━━━━━ Extracted data

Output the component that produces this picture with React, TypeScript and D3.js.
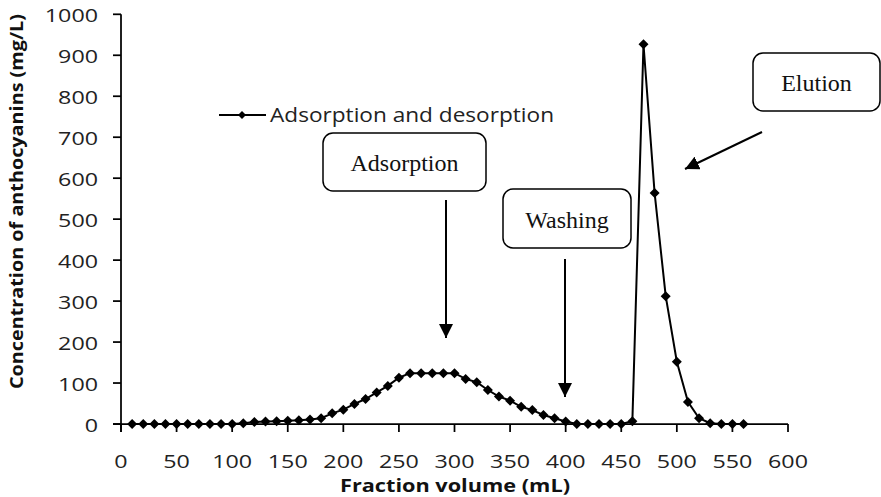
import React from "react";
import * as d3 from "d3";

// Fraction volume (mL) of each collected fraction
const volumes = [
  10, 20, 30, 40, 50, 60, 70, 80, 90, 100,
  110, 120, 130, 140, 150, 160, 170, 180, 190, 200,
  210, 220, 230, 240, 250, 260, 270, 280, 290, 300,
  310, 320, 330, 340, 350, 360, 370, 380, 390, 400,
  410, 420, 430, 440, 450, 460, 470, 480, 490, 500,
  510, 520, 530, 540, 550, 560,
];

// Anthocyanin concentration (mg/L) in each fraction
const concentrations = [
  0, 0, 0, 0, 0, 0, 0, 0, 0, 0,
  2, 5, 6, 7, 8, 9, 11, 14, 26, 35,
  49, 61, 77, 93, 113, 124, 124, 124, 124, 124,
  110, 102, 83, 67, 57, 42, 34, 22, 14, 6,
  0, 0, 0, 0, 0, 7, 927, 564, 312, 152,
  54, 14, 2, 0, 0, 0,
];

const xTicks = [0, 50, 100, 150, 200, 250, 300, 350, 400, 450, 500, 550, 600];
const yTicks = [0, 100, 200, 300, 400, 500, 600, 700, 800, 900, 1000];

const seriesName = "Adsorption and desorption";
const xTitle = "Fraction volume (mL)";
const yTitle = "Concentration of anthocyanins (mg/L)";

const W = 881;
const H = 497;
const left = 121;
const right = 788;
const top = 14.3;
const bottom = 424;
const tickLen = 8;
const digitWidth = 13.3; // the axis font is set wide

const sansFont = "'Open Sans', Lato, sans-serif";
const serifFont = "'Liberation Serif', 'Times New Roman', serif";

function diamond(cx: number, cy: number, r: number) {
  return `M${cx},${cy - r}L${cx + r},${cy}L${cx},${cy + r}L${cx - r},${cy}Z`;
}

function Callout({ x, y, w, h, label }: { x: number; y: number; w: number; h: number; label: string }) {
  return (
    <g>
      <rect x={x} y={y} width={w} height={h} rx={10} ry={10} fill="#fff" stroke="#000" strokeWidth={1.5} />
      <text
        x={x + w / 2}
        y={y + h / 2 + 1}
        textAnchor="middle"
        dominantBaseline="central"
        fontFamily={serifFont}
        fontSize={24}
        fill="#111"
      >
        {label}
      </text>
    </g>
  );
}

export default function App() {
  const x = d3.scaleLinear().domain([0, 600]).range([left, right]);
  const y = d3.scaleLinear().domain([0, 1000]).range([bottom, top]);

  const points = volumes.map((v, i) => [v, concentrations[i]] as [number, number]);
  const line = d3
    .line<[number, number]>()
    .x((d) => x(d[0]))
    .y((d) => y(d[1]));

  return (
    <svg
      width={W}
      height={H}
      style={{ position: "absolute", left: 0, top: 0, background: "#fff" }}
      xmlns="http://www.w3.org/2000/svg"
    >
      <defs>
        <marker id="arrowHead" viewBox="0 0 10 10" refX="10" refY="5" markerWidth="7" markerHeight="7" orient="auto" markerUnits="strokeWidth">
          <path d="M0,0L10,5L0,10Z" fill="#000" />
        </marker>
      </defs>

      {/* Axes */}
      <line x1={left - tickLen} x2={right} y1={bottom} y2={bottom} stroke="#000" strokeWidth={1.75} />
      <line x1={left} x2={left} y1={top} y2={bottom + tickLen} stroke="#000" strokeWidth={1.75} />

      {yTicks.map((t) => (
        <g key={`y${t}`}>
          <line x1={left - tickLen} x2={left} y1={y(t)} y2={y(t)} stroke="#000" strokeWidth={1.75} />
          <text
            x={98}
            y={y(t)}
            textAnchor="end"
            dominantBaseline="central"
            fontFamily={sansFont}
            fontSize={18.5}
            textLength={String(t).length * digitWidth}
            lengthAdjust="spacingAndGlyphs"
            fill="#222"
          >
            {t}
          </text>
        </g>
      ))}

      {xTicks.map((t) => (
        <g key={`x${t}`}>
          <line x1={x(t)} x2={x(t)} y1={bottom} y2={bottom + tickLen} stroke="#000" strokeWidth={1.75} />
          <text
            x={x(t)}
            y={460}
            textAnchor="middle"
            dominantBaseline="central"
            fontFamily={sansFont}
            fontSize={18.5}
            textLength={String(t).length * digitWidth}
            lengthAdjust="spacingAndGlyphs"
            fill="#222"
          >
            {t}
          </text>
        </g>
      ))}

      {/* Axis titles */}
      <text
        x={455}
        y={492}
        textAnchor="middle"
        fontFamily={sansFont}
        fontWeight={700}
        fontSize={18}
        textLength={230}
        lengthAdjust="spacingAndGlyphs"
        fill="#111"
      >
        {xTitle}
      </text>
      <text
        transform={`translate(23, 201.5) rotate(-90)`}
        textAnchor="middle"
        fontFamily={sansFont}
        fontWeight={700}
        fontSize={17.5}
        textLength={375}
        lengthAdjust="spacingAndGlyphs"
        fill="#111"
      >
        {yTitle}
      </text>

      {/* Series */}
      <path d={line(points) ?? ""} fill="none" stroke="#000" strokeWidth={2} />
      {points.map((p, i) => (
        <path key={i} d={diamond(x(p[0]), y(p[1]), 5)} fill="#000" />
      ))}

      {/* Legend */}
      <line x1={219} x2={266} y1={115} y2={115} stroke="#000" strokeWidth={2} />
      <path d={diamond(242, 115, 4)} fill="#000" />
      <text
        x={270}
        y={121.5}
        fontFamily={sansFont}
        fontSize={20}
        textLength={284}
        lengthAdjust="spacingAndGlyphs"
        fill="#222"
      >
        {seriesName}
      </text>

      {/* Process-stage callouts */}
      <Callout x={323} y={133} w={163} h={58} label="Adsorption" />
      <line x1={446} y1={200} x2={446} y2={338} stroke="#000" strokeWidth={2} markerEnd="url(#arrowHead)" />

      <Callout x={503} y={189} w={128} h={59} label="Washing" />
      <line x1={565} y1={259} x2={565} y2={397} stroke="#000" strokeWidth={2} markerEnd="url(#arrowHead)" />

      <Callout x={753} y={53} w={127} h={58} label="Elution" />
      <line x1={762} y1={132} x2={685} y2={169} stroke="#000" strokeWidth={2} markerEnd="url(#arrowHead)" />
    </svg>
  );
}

━━━━━━━━━━
━━━━━ Extracted data

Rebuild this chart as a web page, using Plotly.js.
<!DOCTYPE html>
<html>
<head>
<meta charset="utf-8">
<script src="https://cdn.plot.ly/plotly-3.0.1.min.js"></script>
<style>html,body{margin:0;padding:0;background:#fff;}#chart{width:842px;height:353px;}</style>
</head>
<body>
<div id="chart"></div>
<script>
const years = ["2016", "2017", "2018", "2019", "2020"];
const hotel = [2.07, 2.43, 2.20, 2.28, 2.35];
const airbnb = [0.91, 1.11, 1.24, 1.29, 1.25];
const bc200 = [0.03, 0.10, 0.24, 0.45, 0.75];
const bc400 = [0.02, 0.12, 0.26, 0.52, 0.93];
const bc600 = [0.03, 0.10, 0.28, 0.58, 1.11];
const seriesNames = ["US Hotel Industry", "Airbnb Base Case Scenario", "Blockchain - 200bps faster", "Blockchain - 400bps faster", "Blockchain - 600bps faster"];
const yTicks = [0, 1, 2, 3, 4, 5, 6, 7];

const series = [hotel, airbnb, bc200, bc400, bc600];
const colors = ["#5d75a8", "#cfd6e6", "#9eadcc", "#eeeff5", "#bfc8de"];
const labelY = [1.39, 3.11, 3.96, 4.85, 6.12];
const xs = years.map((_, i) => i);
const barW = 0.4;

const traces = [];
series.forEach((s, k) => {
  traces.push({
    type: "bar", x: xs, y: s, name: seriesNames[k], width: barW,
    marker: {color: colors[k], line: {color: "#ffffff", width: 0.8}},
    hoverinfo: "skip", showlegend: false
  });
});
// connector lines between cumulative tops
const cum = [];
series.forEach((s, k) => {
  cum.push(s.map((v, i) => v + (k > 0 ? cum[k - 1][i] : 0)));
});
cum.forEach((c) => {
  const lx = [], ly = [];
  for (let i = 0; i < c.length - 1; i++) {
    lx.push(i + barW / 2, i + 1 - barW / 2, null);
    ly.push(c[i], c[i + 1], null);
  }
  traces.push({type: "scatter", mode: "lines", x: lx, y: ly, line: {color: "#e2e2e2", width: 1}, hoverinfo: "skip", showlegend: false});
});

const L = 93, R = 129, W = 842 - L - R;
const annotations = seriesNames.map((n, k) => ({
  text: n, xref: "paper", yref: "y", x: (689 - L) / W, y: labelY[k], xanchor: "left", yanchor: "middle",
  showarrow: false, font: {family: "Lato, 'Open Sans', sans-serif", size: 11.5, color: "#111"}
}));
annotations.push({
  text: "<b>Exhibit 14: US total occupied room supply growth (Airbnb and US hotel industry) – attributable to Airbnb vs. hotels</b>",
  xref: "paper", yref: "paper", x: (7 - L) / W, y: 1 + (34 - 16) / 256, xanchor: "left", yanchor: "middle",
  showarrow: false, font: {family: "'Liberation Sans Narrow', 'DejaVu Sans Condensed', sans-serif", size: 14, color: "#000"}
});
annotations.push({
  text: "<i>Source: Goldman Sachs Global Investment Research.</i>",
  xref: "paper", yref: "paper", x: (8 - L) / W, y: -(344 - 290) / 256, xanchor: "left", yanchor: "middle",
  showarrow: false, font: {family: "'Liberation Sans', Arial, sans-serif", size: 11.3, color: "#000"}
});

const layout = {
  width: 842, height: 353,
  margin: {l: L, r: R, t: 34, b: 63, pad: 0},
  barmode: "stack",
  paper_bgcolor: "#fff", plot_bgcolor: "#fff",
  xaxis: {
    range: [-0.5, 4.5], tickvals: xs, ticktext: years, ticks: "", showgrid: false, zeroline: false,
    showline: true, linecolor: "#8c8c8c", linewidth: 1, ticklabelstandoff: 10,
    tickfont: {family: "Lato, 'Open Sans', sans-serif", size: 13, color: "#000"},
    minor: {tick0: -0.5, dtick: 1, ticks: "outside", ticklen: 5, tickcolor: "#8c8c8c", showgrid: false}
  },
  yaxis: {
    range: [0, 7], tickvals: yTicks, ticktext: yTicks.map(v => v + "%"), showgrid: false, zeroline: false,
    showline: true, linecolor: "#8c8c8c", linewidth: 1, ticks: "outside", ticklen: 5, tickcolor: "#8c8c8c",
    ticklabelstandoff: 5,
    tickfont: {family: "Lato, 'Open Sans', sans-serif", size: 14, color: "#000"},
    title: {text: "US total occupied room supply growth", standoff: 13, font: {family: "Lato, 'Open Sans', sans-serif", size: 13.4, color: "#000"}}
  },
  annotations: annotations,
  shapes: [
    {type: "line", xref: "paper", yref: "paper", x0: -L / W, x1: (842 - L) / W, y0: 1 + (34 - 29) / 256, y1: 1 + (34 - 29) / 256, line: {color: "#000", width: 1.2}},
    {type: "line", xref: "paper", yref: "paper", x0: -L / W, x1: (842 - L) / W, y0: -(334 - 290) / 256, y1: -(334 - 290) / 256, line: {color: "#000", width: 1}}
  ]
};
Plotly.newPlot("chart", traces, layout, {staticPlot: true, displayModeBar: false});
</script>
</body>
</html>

━━━━━━━━━━

Skip all pictures and retype only the stretch from the line that holds "Output the component" through the line that holds "d3.scaleLinear().domain([0, 1000]).range([bottom, top]);", exactly as written.

Output the component that produces this picture with React, TypeScript and D3.js.
import React from "react";
import * as d3 from "d3";

// Fraction volume (mL) of each collected fraction
const volumes = [
  10, 20, 30, 40, 50, 60, 70, 80, 90, 100,
  110, 120, 130, 140, 150, 160, 170, 180, 190, 200,
  210, 220, 230, 240, 250, 260, 270, 280, 290, 300,
  310, 320, 330, 340, 350, 360, 370, 380, 390, 400,
  410, 420, 430, 440, 450, 460, 470, 480, 490, 500,
  510, 520, 530, 540, 550, 560,
];

// Anthocyanin concentration (mg/L) in each fraction
const concentrations = [
  0, 0, 0, 0, 0, 0, 0, 0, 0, 0,
  2, 5, 6, 7, 8, 9, 11, 14, 26, 35,
  49, 61, 77, 93, 113, 124, 124, 124, 124, 124,
  110, 102, 83, 67, 57, 42, 34, 22, 14, 6,
  0, 0, 0, 0, 0, 7, 927, 564, 312, 152,
  54, 14, 2, 0, 0, 0,
];

const xTicks = [0, 50, 100, 150, 200, 250, 300, 350, 400, 450, 500, 550, 600];
const yTicks = [0, 100, 200, 300, 400, 500, 600, 700, 800, 900, 1000];

const seriesName = "Adsorption and desorption";
const xTitle = "Fraction volume (mL)";
const yTitle = "Concentration of anthocyanins (mg/L)";

const W = 881;
const H = 497;
const left = 121;
const right = 788;
const top = 14.3;
const bottom = 424;
const tickLen = 8;
const digitWidth = 13.3; // the axis font is set wide

const sansFont = "'Open Sans', Lato, sans-serif";
const serifFont = "'Liberation Serif', 'Times New Roman', serif";

function diamond(cx: number, cy: number, r: number) {
  return `M${cx},${cy - r}L${cx + r},${cy}L${cx},${cy + r}L${cx - r},${cy}Z`;
}

function Callout({ x, y, w, h, label }: { x: number; y: number; w: number; h: number; label: string }) {
  return (
    <g>
      <rect x={x} y={y} width={w} height={h} rx={10} ry={10} fill="#fff" stroke="#000" strokeWidth={1.5} />
      <text
        x={x + w / 2}
        y={y + h / 2 + 1}
        textAnchor="middle"
        dominantBaseline="central"
        fontFamily={serifFont}
        fontSize={24}
        fill="#111"
      >
        {label}
      </text>
    </g>
  );
}

export default function App() {
  const x = d3.scaleLinear().domain([0, 600]).range([left, right]);
  const y = d3.scaleLinear().domain([0, 1000]).range([bottom, top]);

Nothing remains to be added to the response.